The “impasse” is in the relationship part of my life, although there’s no relationship to speak of at the moment. (It’s tough to put the issue into exact words, but I’ll give it a go) Leaving aside the whole thing of meeting someone you’re compatible with, I don’t feel capable of having a relationship now, and I’ve felt like this for over two years. Essentially I’m sick of feeling like this (because it’s not a good thing to feel) and I don’t know what to do about it. I know it’s fine to not want a relationship, but it’s not like I’m getting over a recent breakup, or taking the time to focus on my career/another aspect of my life; this has been a persistent feeling in my life. I’d quite like to meet someone and start a relationship, but I don’t think I’m capable of doing it. (For reference: I have had relationships/dated previously, but not usually for longer than a few months and none for longer than 18 months).
I’m don’t let my singledom rule my life. A lot of my friends are couples (or parts of couples) and I get along with them the same as my single friends (as long as they aren’t being overly cutesy, because that’s seriously annoying). I just feel like, not only is this part of my life not going anywhere, there’s some kind of emotional obstacle in place preventing things from ever going anywhere.
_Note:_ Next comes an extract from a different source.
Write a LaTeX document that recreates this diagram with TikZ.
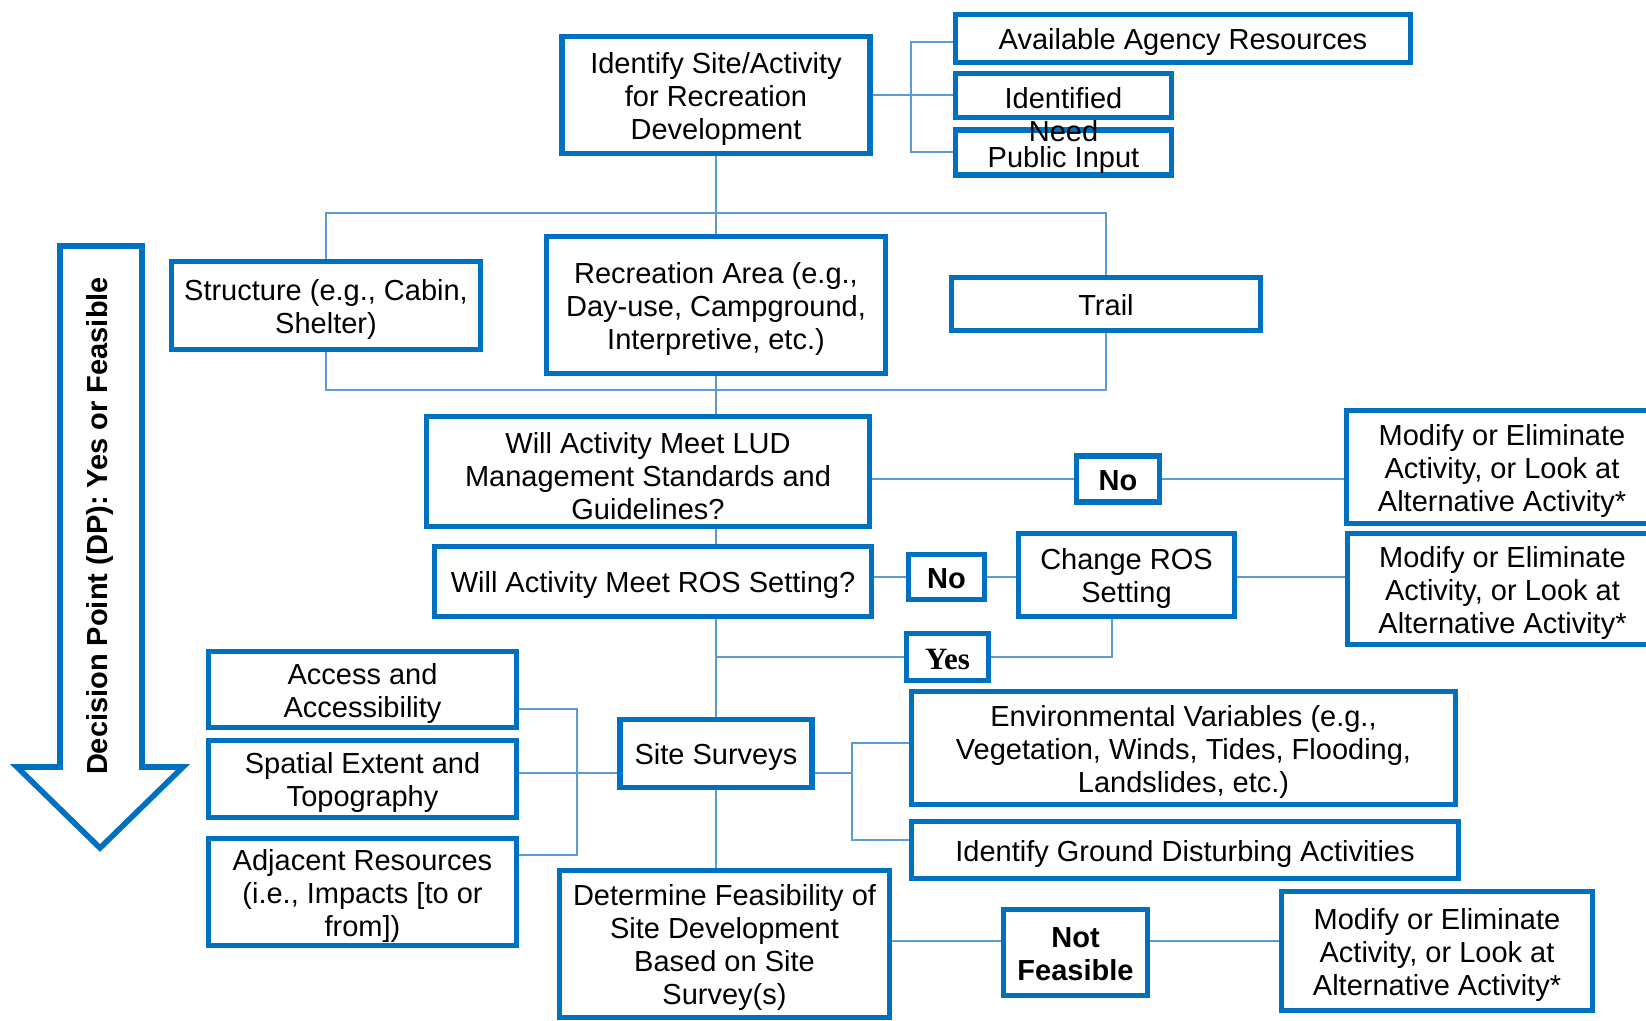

I’ve done self examination to look at myself and try to improve aspects of my life (new job, hobbies I enjoy etc.), but I’m drawing a blank on what to do here. Obviously I’ll just carry on with my life, but, aside from carrying on waiting and just hoping I’ll suddenly feel emotionally capable of having a relationship one day, what can I do?
|
Incapable as in you can’t keep your partner happy? Can’t keep yourself happy or both?